In particular, Duck’s comprehensive and CAMA land use plan deals with septic system issues and coastal erosion vulnerability to sea-level rise, community character, and connectivity. This unique coastal community requires a unique approach due, in part, to their tourism-dependent economy and character-rich, coastal village aesthetic.
The Town of Swansboro features a historic, working waterfront with restaurants and boatyards. Swansboro is in North Carolina’s intercoastal region. There is a strong sentiment among townspeople to protect the wetland and environment. As the project planner, Jay worked with the town to update its CAMA land use plan.
The plan now complies with CAMA regulations, provides a framework, and establishes priorities for making land-use decisions and public resource investments.
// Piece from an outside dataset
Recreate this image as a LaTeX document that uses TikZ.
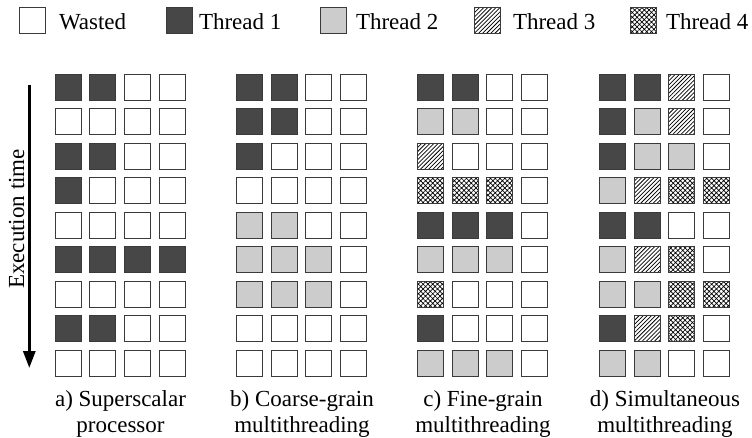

Community engagement was comprehensive, with the steering committee members going into the town to provide information about the project, a survey, open house-style workshops, and attendance at summer community events.
Redevelopment is becoming the rule rather than the norm in the Town of Carolina Beach. To prepare for and ensure continuing prosperity, Jay, as the project manager, is assisting the town with updating their CAMA land use plan, which guides future land use decisions and policies relating to development, the environment, and other state-mandated requirements.
The plan has a number of functions for Carolina Beach, including regulating development that impacts public environmental resources in coastal communities. The town is driven by three broad interest groups—residents, businesses, and tourism. Finding the balance is key as the community furthers the broader conversation about their collective future vision.
Stewart worked with the citizens of Carolina Beach to help devise plans to protect the tourist-friendly downtown character while maintaining the appearance of being a family community—even though a large percentage of the town consists of rental homes. However, the town faces some resistance from the commercial sector to addressing environmental issues, such as street flooding during king tides.
Through the scope of his career, Jay remains optimistic that his and the efforts of Stewart’s Municipal Planning practice will bear the fruit of more towns and cities adopting environmentally-sound planning across North Carolina.